> **Problem requirements**
Make an exact transcription of the material, leaving out all images.

> **Given data**
— Begin —

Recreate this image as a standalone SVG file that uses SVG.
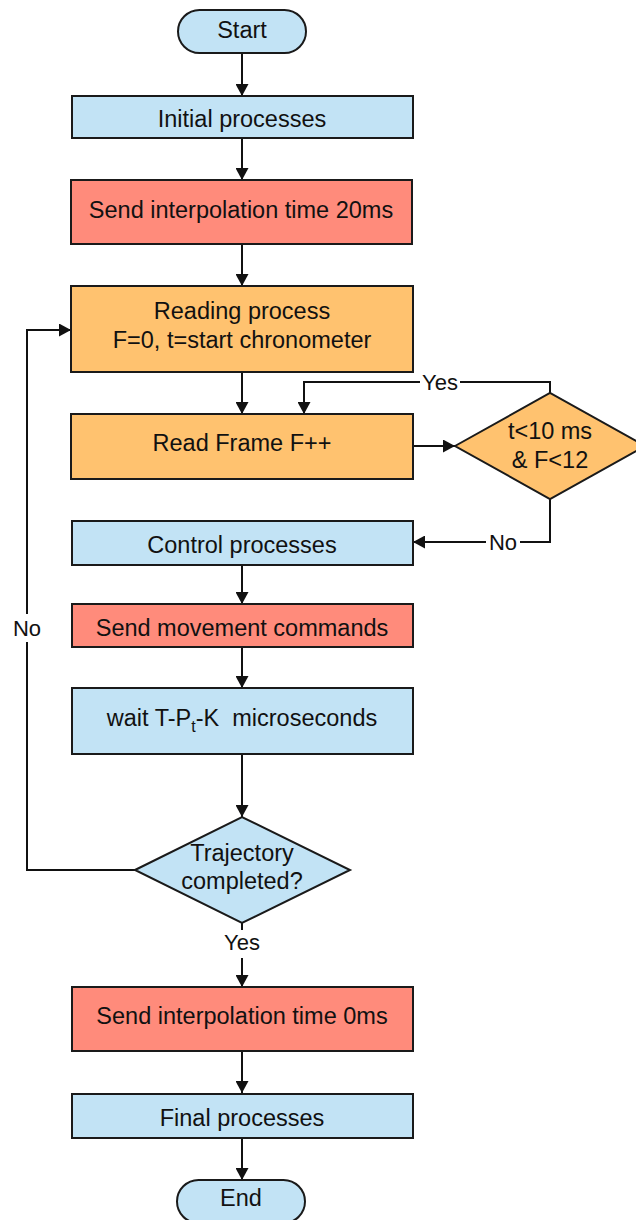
<svg xmlns="http://www.w3.org/2000/svg" width="636" height="1220" viewBox="0 0 636 1220">
<style>
.blue{fill:#c2e3f5;stroke:#1a1a1a;stroke-width:2}
.red{fill:#ff8b7b;stroke:#1a1a1a;stroke-width:2}
.orange{fill:#ffc26f;stroke:#1a1a1a;stroke-width:2}
text{font-family:"Liberation Sans",Arial,sans-serif;font-size:23.5px;fill:#111;text-anchor:middle}
.lbl{font-size:22px}
.c{fill:none;stroke:#111;stroke-width:2;marker-end:url(#ah)}
.n{fill:none;stroke:#111;stroke-width:2}
.bg{fill:#fff}
</style>
<defs>
<marker id="ah" markerUnits="userSpaceOnUse" markerWidth="12" markerHeight="13" refX="12" refY="6.5" orient="auto">
<path d="M0,0 L12,6.5 L0,13 z" fill="#111"/>
</marker>
</defs>
<g id="connectors">
<path class="c" d="M242,53 V96"/>
<path class="c" d="M242,138 V180"/>
<path class="c" d="M242,244 V286"/>
<path class="c" d="M242,372 V414"/>
<path class="c" d="M550,393 V382 H304 V414"/>
<path class="c" d="M413,446 H455"/>
<path class="c" d="M550,499 V542 H413"/>
<path class="c" d="M242,565 V604"/>
<path class="c" d="M242,647 V688"/>
<path class="c" d="M242,754 V817"/>
<path class="c" d="M135,870 H27 V330 H71"/>
<path class="n" d="M242,923 V930"/>
<path class="c" d="M242,958 V987"/>
<path class="c" d="M242,1051 V1093"/>
<path class="c" d="M242,1138 V1180"/>
<rect class="bg" x="420" y="370" width="40" height="24"/>
<text class="lbl" x="440" y="390">Yes</text>
<rect class="bg" x="486" y="530" width="34" height="24"/>
<text class="lbl" x="503" y="550">No</text>
<rect class="bg" x="10" y="614" width="34" height="28"/>
<text class="lbl" x="27" y="636">No</text>
<text class="lbl" x="242" y="950">Yes</text>
</g>
<g id="start">
<rect class="blue" x="178" y="10" width="128" height="43" rx="21.5"/>
<text x="242" y="38">Start</text>
</g>
<g id="initial">
<rect class="blue" x="72" y="96" width="341" height="42"/>
<text x="242" y="127">Initial processes</text>
</g>
<g id="send20">
<rect class="red" x="71" y="180" width="341" height="64"/>
<text x="241" y="218">Send interpolation time 20ms</text>
</g>
<g id="reading">
<rect class="orange" x="71" y="286" width="342" height="86"/>
<text x="242" y="319">Reading process</text>
<text x="242" y="348">F=0, t=start chronometer</text>
</g>
<g id="readframe">
<rect class="orange" x="71" y="414" width="342" height="65"/>
<text x="242" y="451">Read Frame F++</text>
</g>
<g id="cond">
<polygon class="orange" points="455,446 550,393 645,446 550,499"/>
<text x="550" y="439">t&lt;10 ms</text>
<text x="550" y="468">&amp; F&lt;12</text>
</g>
<g id="control">
<rect class="blue" x="72" y="521" width="341" height="44"/>
<text x="242" y="553">Control processes</text>
</g>
<g id="sendmove">
<rect class="red" x="72" y="604" width="341" height="43"/>
<text x="242" y="636">Send movement commands</text>
</g>
<g id="wait">
<rect class="blue" x="72" y="688" width="341" height="66"/>
<text x="242" y="726">wait T-P<tspan font-size="16" dy="6">t</tspan><tspan dy="-6">-K&#160; microseconds</tspan></text>
</g>
<g id="trajectory">
<polygon class="blue" points="135,870 242,817 350,870 242,923"/>
<text x="242" y="861">Trajectory</text>
<text x="242" y="889">completed?</text>
</g>
<g id="send0">
<rect class="red" x="72" y="987" width="341" height="64"/>
<text x="242" y="1024">Send interpolation time 0ms</text>
</g>
<g id="final">
<rect class="blue" x="72" y="1094" width="341" height="44"/>
<text x="242" y="1126">Final processes</text>
</g>
<g id="end">
<rect class="blue" x="177" y="1180" width="128" height="43" rx="21.5"/>
<text x="241" y="1206">End</text>
</g>
</svg>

— End —

> **Answer below**
Recreate this image as a standalone SVG file that uses SVG.
<svg xmlns="http://www.w3.org/2000/svg" width="636" height="1220" viewBox="0 0 636 1220">
<style>
.blue{fill:#c2e3f5;stroke:#1a1a1a;stroke-width:2}
.red{fill:#ff8b7b;stroke:#1a1a1a;stroke-width:2}
.orange{fill:#ffc26f;stroke:#1a1a1a;stroke-width:2}
text{font-family:"Liberation Sans",Arial,sans-serif;font-size:23.5px;fill:#111;text-anchor:middle}
.lbl{font-size:22px}
.c{fill:none;stroke:#111;stroke-width:2;marker-end:url(#ah)}
.n{fill:none;stroke:#111;stroke-width:2}
.bg{fill:#fff}
</style>
<defs>
<marker id="ah" markerUnits="userSpaceOnUse" markerWidth="12" markerHeight="13" refX="12" refY="6.5" orient="auto">
<path d="M0,0 L12,6.5 L0,13 z" fill="#111"/>
</marker>
</defs>
<g id="connectors">
<path class="c" d="M242,53 V96"/>
<path class="c" d="M242,138 V180"/>
<path class="c" d="M242,244 V286"/>
<path class="c" d="M242,372 V414"/>
<path class="c" d="M550,393 V382 H304 V414"/>
<path class="c" d="M413,446 H455"/>
<path class="c" d="M550,499 V542 H413"/>
<path class="c" d="M242,565 V604"/>
<path class="c" d="M242,647 V688"/>
<path class="c" d="M242,754 V817"/>
<path class="c" d="M135,870 H27 V330 H71"/>
<path class="n" d="M242,923 V930"/>
<path class="c" d="M242,958 V987"/>
<path class="c" d="M242,1051 V1093"/>
<path class="c" d="M242,1138 V1180"/>
<rect class="bg" x="420" y="370" width="40" height="24"/>
<text class="lbl" x="440" y="390">Yes</text>
<rect class="bg" x="486" y="530" width="34" height="24"/>
<text class="lbl" x="503" y="550">No</text>
<rect class="bg" x="10" y="614" width="34" height="28"/>
<text class="lbl" x="27" y="636">No</text>
<text class="lbl" x="242" y="950">Yes</text>
</g>
<g id="start">
<rect class="blue" x="178" y="10" width="128" height="43" rx="21.5"/>
<text x="242" y="38">Start</text>
</g>
<g id="initial">
<rect class="blue" x="72" y="96" width="341" height="42"/>
<text x="242" y="127">Initial processes</text>
</g>
<g id="send20">
<rect class="red" x="71" y="180" width="341" height="64"/>
<text x="241" y="218">Send interpolation time 20ms</text>
</g>
<g id="reading">
<rect class="orange" x="71" y="286" width="342" height="86"/>
<text x="242" y="319">Reading process</text>
<text x="242" y="348">F=0, t=start chronometer</text>
</g>
<g id="readframe">
<rect class="orange" x="71" y="414" width="342" height="65"/>
<text x="242" y="451">Read Frame F++</text>
</g>
<g id="cond">
<polygon class="orange" points="455,446 550,393 645,446 550,499"/>
<text x="550" y="439">t&lt;10 ms</text>
<text x="550" y="468">&amp; F&lt;12</text>
</g>
<g id="control">
<rect class="blue" x="72" y="521" width="341" height="44"/>
<text x="242" y="553">Control processes</text>
</g>
<g id="sendmove">
<rect class="red" x="72" y="604" width="341" height="43"/>
<text x="242" y="636">Send movement commands</text>
</g>
<g id="wait">
<rect class="blue" x="72" y="688" width="341" height="66"/>
<text x="242" y="726">wait T-P<tspan font-size="16" dy="6">t</tspan><tspan dy="-6">-K&#160; microseconds</tspan></text>
</g>
<g id="trajectory">
<polygon class="blue" points="135,870 242,817 350,870 242,923"/>
<text x="242" y="861">Trajectory</text>
<text x="242" y="889">completed?</text>
</g>
<g id="send0">
<rect class="red" x="72" y="987" width="341" height="64"/>
<text x="242" y="1024">Send interpolation time 0ms</text>
</g>
<g id="final">
<rect class="blue" x="72" y="1094" width="341" height="44"/>
<text x="242" y="1126">Final processes</text>
</g>
<g id="end">
<rect class="blue" x="177" y="1180" width="128" height="43" rx="21.5"/>
<text x="241" y="1206">End</text>
</g>
</svg>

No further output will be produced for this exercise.